Saturday, February 7, 2009

Vampirella 24

Enrich provides the cover for this issue of Vampirella, cover dated May 1973.

First is "Into the Inferno!" by Jose Gonzalez (art) and Bill Dubay (story). In this issue Vampirella and Pendragon are captured, incidently enough by his own son in law. Pendragon's wife, Rosie is introduced, as is their daughter. Both are quite upset at him for abandoning them, which happened when he was away during the war and heard that Rosie had found another man. This new husband however was quite cruel to them and was eventually killed off. They plan on taking revenge by turning Vampirella into a junkie, injecting her with cocain. Vampi later wakes up, and without her blood serum, attacks Pendragon. This is where the story ends, to be continued in the next issue.

Second is "Middle-Am!" by Esteban Maroto (art) and Steve Skeates (story). The first of two rather odd Skeates stories in this issue, it features a young man who battles some other men. He is captured, then brought to their leader, who orders his death merely because he's young. He is then hung along with some other people. Quite an odd story.

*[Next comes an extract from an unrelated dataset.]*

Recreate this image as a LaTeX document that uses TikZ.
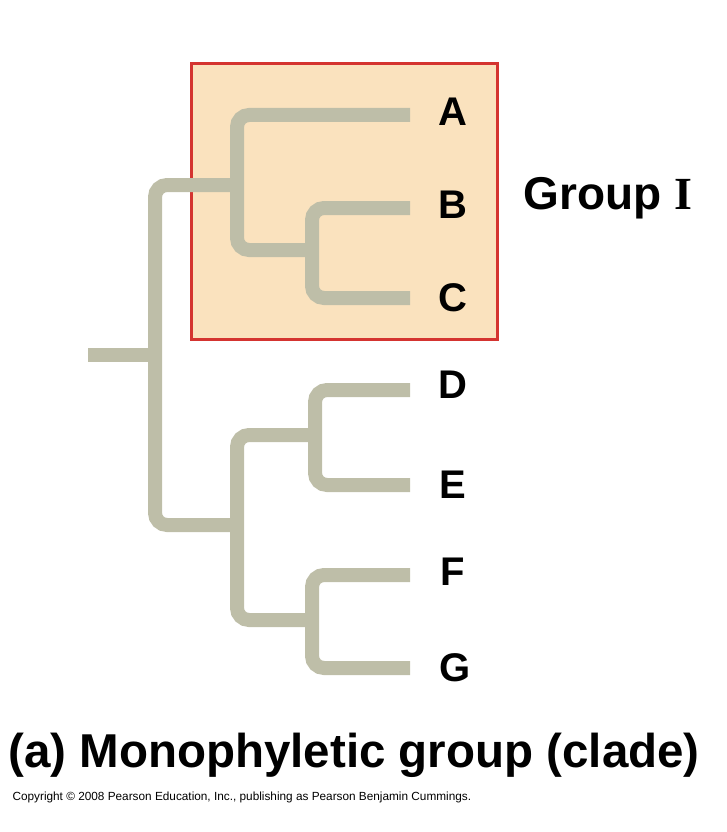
\documentclass[tikz,border=0pt]{standalone}
\usepackage{fontspec}
\setmainfont{Liberation Sans}
\begin{document}
\begin{tikzpicture}[x=1pt,y=-1pt]
\definecolor{br}{RGB}{190,190,168}
\definecolor{boxf}{RGB}{250,226,190}
\definecolor{boxr}{RGB}{212,52,48}
\tikzset{branch/.style={draw=br,line width=14pt,rounded corners=12pt},
 tip/.style={font=\bfseries\fontsize{40}{40}\selectfont,anchor=center}}
\useasboundingbox (0,0) rectangle (726,832);
\node[draw=boxr,fill=boxf,line width=3pt,minimum width=306pt,minimum height=276pt,anchor=north west,inner sep=0pt] (box) at (190,62) {};
\coordinate (root) at (88,355);
\coordinate (tA) at (410,115);
\coordinate (tB) at (410,208);
\coordinate (tC) at (410,298);
\coordinate (tD) at (410,390);
\coordinate (tE) at (410,485);
\coordinate (tF) at (410,575);
\coordinate (tG) at (410,668);
\draw[branch] (root) -- (155,355);
\draw[branch] (237,185) -- (155,185) -- (155,525) -- (237,525);
\draw[branch] (tA) -- (237,115) -- (237,250) -- (312,250);
\draw[branch] (tB) -- (312,208) -- (312,298) -- (tC);
\draw[branch] (237,185) -- (237,200);
\draw[branch] (315,435) -- (237,435) -- (237,620) -- (312,620);
\draw[branch] (237,520) -- (237,530);
\draw[branch] (tD) -- (315,390) -- (315,485) -- (tE);
\draw[branch] (tF) -- (312,575) -- (312,668) -- (tG);
\node[tip] (A) at (453,112) {A};
\node[tip] (B) at (453,205) {B};
\node[tip] (C) at (453,298) {C};
\node[tip] (D) at (453,385) {D};
\node[tip] (E) at (453,485) {E};
\node[tip] (F) at (453,572) {F};
\node[tip] (G) at (455,668) {G};
\node[font=\bfseries\fontsize{46}{46}\selectfont] (grp) at (608,198) {Group {\fontspec{Liberation Serif}I}};
\node[font=\bfseries\fontsize{47.5}{48}\selectfont] (cap) at (354,755) {(a) Monophyletic group (clade)};
\node[font=\fontsize{11.8}{12}\selectfont,anchor=west] (copy) at (9,797) {Copyright © 2008 Pearson Education, Inc., publishing as Pearson Benjamin Cummings.};
\end{tikzpicture}
\end{document}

Third is "Homo Superior" by Ramon Torrents (art) and R. Michael Rosen (story). A group of five scientists who are working on a major project meet. One of them reveals that he has discovered through an anonymous test that one of them is a super human. He is soon killed off, as is another one who is investigating who it could be. The leader of them brings an outside expert to help. One of them finishes their experiment, which will make the super human invinsible if he gets his hands on it. He kills himself to protect it, but the 'expert' finds it out and uses it to bait the super human, who he traps in a sticky substance that traps him for good. An interesting story, albeit one without any horror element to it.

Fourth is "The Choice" by Auraleon (art) and Doug Moench (story). This story features a man who is a werewolf, and his wife discovers that fact when she witnesses him kill someone one night. Each full moon she locks him up in a cell to keep him from killing anyone else. He finds her slowly becoming colder and colder towards him. He realizes its because of a friend of theirs who is actually a vampire and has turned her into one. He eventually breaks out of his cell and kills her. A rather abrupt ending to this story; also Auraleon blatantly swipes one of his panels from Lon Chaney Jr.'s portrayal of the werewolf, an image that appears in the Captain Company ads in the back. Not a bad story though.

Last is "Changes" by Felix Mas (art) and Steve Skeates (story). A man comes home one day to find his wife laying dead on the floor, with a knife sticking out of her forehead. Oddly enough he doesn't seem that upset about it, neither do his kids. He then gets her replaced, then heads out and stabs some random middle aged woman in the forehead himself. Quite the odd story, thats for sure.